To phrase this another way, using old terms: We seem to be approaching the uncanny valley for LLMs, at which point the market overall will probably hit the trough of disillusionment.


It doesn't really matter what the market is expecting at this point, the president views AI supremacy as non-negotiable. AI is too big to fail.


It’s true, but not just the presidency. The whole political class is convinced that this is the path out of all their problems.


...Is it the whole political class?

Or is it the whole political party?


I am not from the US, but your administration could still fumble the AI bust even if it wants to avoid it. Who knows maybe they are hoping to short it.

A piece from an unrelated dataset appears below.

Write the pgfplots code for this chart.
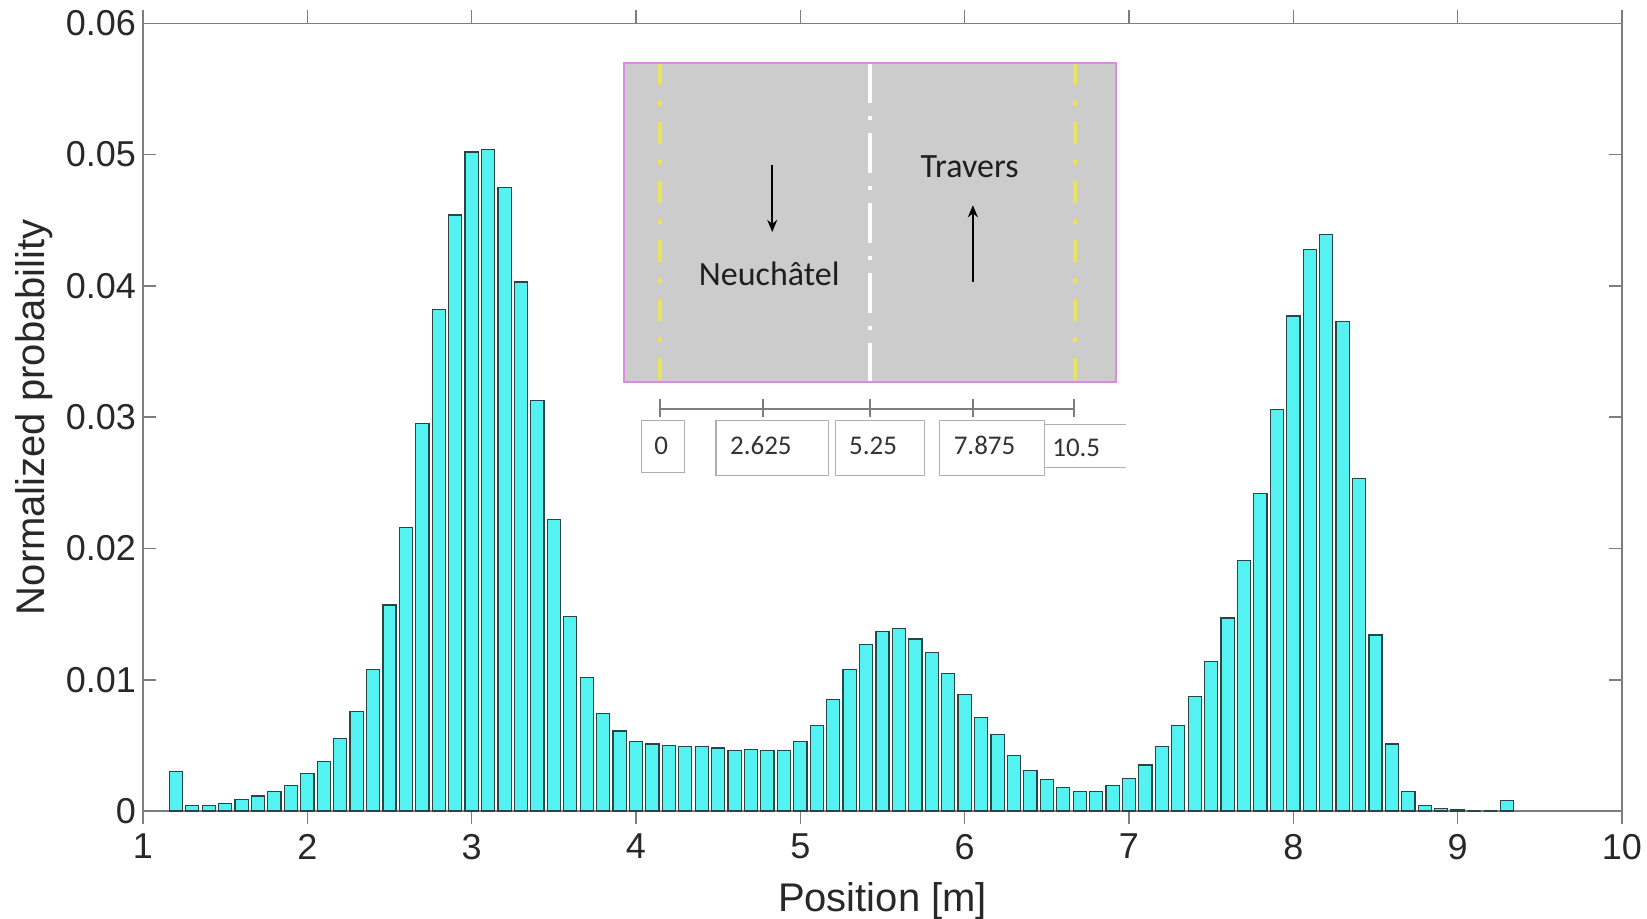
\documentclass[border=0pt]{standalone}
\usepackage{fontspec}
\setmainfont{Liberation Sans}
\newfontfamily\calibri{Carlito}
\usepackage{pgfplots}
\usepackage{pgfplotstable}
\pgfplotsset{compat=1.18}
\usetikzlibrary{arrows.meta}

\definecolor{barfill}{RGB}{85,242,242}
\definecolor{baredge}{RGB}{40,70,70}
\definecolor{axgray}{RGB}{125,125,125}
\definecolor{txtgray}{RGB}{40,40,40}
\definecolor{road}{RGB}{204,204,204}
\definecolor{roadedge}{RGB}{218,140,224}
\definecolor{lane}{RGB}{232,228,90}
\definecolor{scalegray}{RGB}{125,125,125}
\definecolor{boxgray}{RGB}{175,175,175}

% Lateral position histogram (bin centres in m, normalized probability)
\pgfplotstableread{
pos prob
1.2 0.0030
1.3 0.0004
1.4 0.00043
1.5 0.0006
1.6 0.00087
1.7 0.00115
1.8 0.0015
1.9 0.00196
2.0 0.00285
2.1 0.0038
2.2 0.0055
2.3 0.0076
2.4 0.0108
2.5 0.0157
2.6 0.0216
2.7 0.0295
2.8 0.0382
2.9 0.0454
3.0 0.0502
3.1 0.0504
3.2 0.0475
3.3 0.0403
3.4 0.0313
3.5 0.0222
3.6 0.0148
3.7 0.0102
3.8 0.0074
3.9 0.0061
4.0 0.0053
4.1 0.0051
4.2 0.0050
4.3 0.0049
4.4 0.0049
4.5 0.0048
4.6 0.0046
4.7 0.0047
4.8 0.0046
4.9 0.0046
5.0 0.0053
5.1 0.0065
5.2 0.0085
5.3 0.0108
5.4 0.0127
5.5 0.0137
5.6 0.0139
5.7 0.0131
5.8 0.0121
5.9 0.0105
6.0 0.0089
6.1 0.0071
6.2 0.0058
6.3 0.0042
6.4 0.0031
6.5 0.0024
6.6 0.0018
6.7 0.0015
6.8 0.0015
6.9 0.00196
7.0 0.0025
7.1 0.0035
7.2 0.0049
7.3 0.0065
7.4 0.0087
7.5 0.0114
7.6 0.0147
7.7 0.0191
7.8 0.0242
7.9 0.0306
8.0 0.0377
8.1 0.0428
8.2 0.0439
8.3 0.0373
8.4 0.0253
8.5 0.0134
8.6 0.0051
8.7 0.0015
8.8 0.00043
8.9 0.0002
9.0 0.0001
9.1 0
9.2 0
9.3 0.0008
}\histdata

\begin{document}
\begin{tikzpicture}
\begin{axis}[
  at={(0,0)}, anchor=south west,
  scale only axis, width=739.5pt, height=393.85pt,
  xmin=1, xmax=10, ymin=0, ymax=0.06,
  xtick={1,2,3,4,5,6,7,8,9,10},
  ytick={0,0.01,0.02,0.03,0.04,0.05,0.06},
  yticklabels={0,0.01,0.02,0.03,0.04,0.05,0.06},
  scaled y ticks=false,
  tick align=inside, major tick length=6.5pt,
  axis line style={axgray, line width=0.8pt},
  every tick/.style={axgray, line width=0.8pt},
  /pgf/number format/assume math mode=true,
  tick label style={font=\fontsize{18}{18}\selectfont, text=txtgray},
  xticklabel style={yshift=-1.5pt},
  label style={font=\fontsize{20}{20}\selectfont, text=txtgray},
  xlabel={Position [m]},
  ylabel={Normalized probability},
  xlabel style={at={(axis description cs:0.5,-0.1277)}, anchor=base},
  ylabel style={at={(axis description cs:-0.0665,0.5)}, anchor=base},
  ybar, bar width=0.08,
]
\addplot[fill=barfill, draw=baredge, line width=0.6pt] table[x=pos, y=prob] {\histdata};

% road sketch: carriageway with lane markings
\fill[road] (axis cs:3.93,0.03266) rectangle (axis cs:6.92,0.0570);
\draw[lane, line width=2pt, dash pattern=on 11pt off 8pt on 2.5pt off 8pt]
  (axis cs:4.145,0.0570) -- (axis cs:4.145,0.03266);
\draw[lane, line width=2pt, dash pattern=on 11pt off 8pt on 2.5pt off 8pt]
  (axis cs:6.670,0.0570) -- (axis cs:6.670,0.03266);
\draw[white, line width=2pt, dash pattern=on 20pt off 6.5pt on 2pt off 6.5pt]
  (axis cs:5.423,0.0570) -- (axis cs:5.423,0.03266);
\draw[roadedge, line width=1pt] (axis cs:3.93,0.03266) rectangle (axis cs:6.92,0.0570);

\node[font=\calibri\fontsize{17}{17}\selectfont, text=black!88] at (axis cs:6.030,0.04907) {Travers};
\node[font=\calibri\fontsize{17}{17}\selectfont, text=black!88] at (axis cs:4.811,0.04093) {Neuchâtel};
\draw[-{Stealth[length=6pt,width=5pt]}, line width=1pt] (axis cs:4.829,0.04919) -- (axis cs:4.829,0.04411);
\draw[-{Stealth[length=6pt,width=5pt]}, line width=1pt] (axis cs:6.050,0.04029) -- (axis cs:6.050,0.04614);

% width scale
\draw[scalegray, line width=1pt] (axis cs:4.147,0.03062) -- (axis cs:6.668,0.03062);
\draw[scalegray, line width=1pt]
  (axis cs:4.147,0.03138) -- (axis cs:4.147,0.02998)
  (axis cs:4.775,0.03138) -- (axis cs:4.775,0.02998)
  (axis cs:5.423,0.03138) -- (axis cs:5.423,0.02998)
  (axis cs:6.050,0.03138) -- (axis cs:6.050,0.02998)
  (axis cs:6.668,0.03138) -- (axis cs:6.668,0.02998);
\draw[boxgray, line width=0.6pt] (axis cs:4.032,0.02578) rectangle (axis cs:4.293,0.02972);
\draw[boxgray, line width=0.6pt] (axis cs:4.487,0.02558) rectangle (axis cs:5.170,0.02972);
\draw[boxgray, line width=0.6pt] (axis cs:5.216,0.02558) rectangle (axis cs:5.757,0.02972);
\draw[boxgray, line width=0.6pt] (axis cs:5.848,0.02558) rectangle (axis cs:6.486,0.02972);
\draw[boxgray, line width=0.6pt] (axis cs:6.486,0.02947) -- (axis cs:6.984,0.02947)
  (axis cs:6.486,0.02619) -- (axis cs:6.984,0.02619);
\node[font=\calibri\fontsize{13.5}{13.5}\selectfont, text=black!80] at (axis cs:4.153,0.02782) {0};
\node[font=\calibri\fontsize{13.5}{13.5}\selectfont, text=black!80] at (axis cs:4.760,0.02782) {2.625};
\node[font=\calibri\fontsize{13.5}{13.5}\selectfont, text=black!80] at (axis cs:5.443,0.02782) {5.25};
\node[font=\calibri\fontsize{13.5}{13.5}\selectfont, text=black!80] at (axis cs:6.121,0.02782) {7.875};
\node[font=\calibri\fontsize{13.5}{13.5}\selectfont, text=black!80] at (axis cs:6.679,0.02769) {10.5};
\end{axis}
\pgfresetboundingbox
\path (-71.5pt,-53.5pt) rectangle (752pt,405.5pt);
\end{tikzpicture}
\end{document}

That there is a bubble is absolutely certain. If for no other reason, than because investors don't understand the technology and don't know which companies are for real and which are essentially scams, they dump money into anything with the veneer of AI and hope some of it sticks. We're replaying the dotcom bubble, a lot of people are going to get burned, a lot of companies will turn out to be crap. But at the end of the dotcom crash we had some survivors standing above the rest and the whole internet thing turned out to have considerable staying power. I think the same will happen with AI, particularly agentic coding tools. The technology is real and will stick with us, even after the bubble and crash.


I feel like the invention of MCP was a lot more instrumental to that than model upgrades proper. But look at it as a good thing, if you will: it shows that even if models are plateauing, there's a lot of value to unlock through the tooling.


> it shows that even if models are plateauing,

The models aren't plateauing (see below).

> invention of MCP was a lot more instrumental [...] than model upgrades proper

Not clear. The folks at hf showed that a minimal "agentic loop" in 100 LoC [1] that gives the agent "just bash access" still got very close to SotA with all the bells and whistles (and surpassed last year models w/ handcrafted harnesses).

[1] - https://github.com/SWE-agent/mini-swe-agent


Small focused (local) model + tooling is the future, not online LLMs with monthly costs. Your coding model doesn't need all of the information in the world built in, it needs to know code and have tools available to get any information it needs to complete its tasks. We have treesitter, MCPs, LSPs, etc - use them.

The problem is that all the billions (trillions?) of VC money go to the online models because they're printing money at this point.

There's no money to be made in creating models people can run locally for free.


I mean, that's still proving the point that tooling matters. I don't think his point was "MCP as a technology is extraordinary" because it's not.


MCP is a marketing ploy, not an “invention”.


It is an actual invention that has concrete function, whether or not it was part of a marketing push.


I didn't realize generating the gen-z programming language was a goalpost in the first place


The question in your last paragraph is not the only one that matters. Funding the technology at a material loss will not be off the table. Think about why.


Just tell us why you think funding at a loss at this scale is viable, don’t smugly assign homework


Apologies, not meant to be smug


...But you did fully intend to assign homework? Why are you even commenting, what are you adding?